In ‘Sizzle This,’ The Swaddle team adds to the noise around the pop culture moment of the week.
Many of Selena Gomez’s Rare Beauty products were sold out within minutes of releasing in India. Her beauty line is famous for encapsulating the brand’s values — self love, embracing imperfections, and empowerment. Her products are considered good, though, because they do what every other good beauty brand does: make us prettier as per conventional standards. When we buy them, do we also buy into the messaging that beauty is the path to being a better, healthier person? Everyone has hot takes about Rare Beauty’s India launch. Here are ours:
SM: Take me back to the time when Son Pari sold Vicco Turmeric – the only celeb skincare era I endorse.
HK: The notion of a beauty brand championing inner beauty baffles me, and I’m usually not one to get too invested in these brands because it’s simply a form of celebrity endorsement that gives me the ick. Authenticity sells, and ultimately all brand messaging boils down to commodification. I think beauty products should be chosen based on whether they’re free from animal cruelty, whether they’re made with ingredients that don’t carry side effects, and whether they make us feel good about ourselves – not which celebrity gets their name associated with the brand.
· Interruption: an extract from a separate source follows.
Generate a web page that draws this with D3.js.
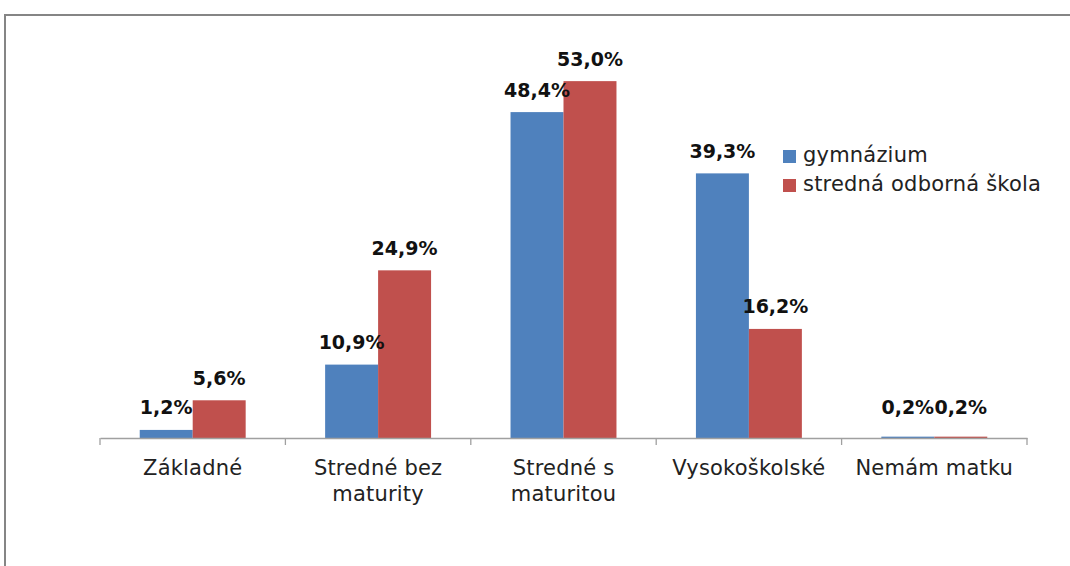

DR: I’ll have a take on it when I have enough disposable income to afford it… still doesn’t mean I’m gonna buy it, though; I’d rather burn my money.
AB: Regardless of how much beauty brands preach self-love, empowerment, and embracing imperfections, they’re still selling products at sky-high prices.
We’re so desperate for validation about our consumerism that we’ll buy into the clever marketing, calling it ethical consumption. Make-up might be a form of creativity and self-expression, but it still stems from societal pressures on women.
Let’s not delude ourselves: Rare Beauty and its ilk are still make up brands whose main priority is to line their pockets and make money—releasing in India is a smart tactic which gives them access to (arguably) the world’s largest domestic market.
AP: I’m not sure how much of our excitement for ‘Rare Beauty’ comes from genuine interest or being fans of Selena, and how much of it comes from an aspiration to be like one of the foreign TikTok GRWM people. I think this raises questions about what’s aspirational now, and how the bar is lower than before, but oh so expensive.
DD: Rare beauty’s so-called mission of self love, embracing imperfections, and empowerment isn’t so rare at all, these have just become buzzwords for an honestly very tired campaign. Having said that I cannot wait for Indian girlboss influencers to give their reviews — I’ll have my popcorn ready.
SR: It is not possible/justified to sell ideologies. Moreover, it still promotes a capitalist agenda hidden behind the messaging. Makeup alone cannot promise the values they promote.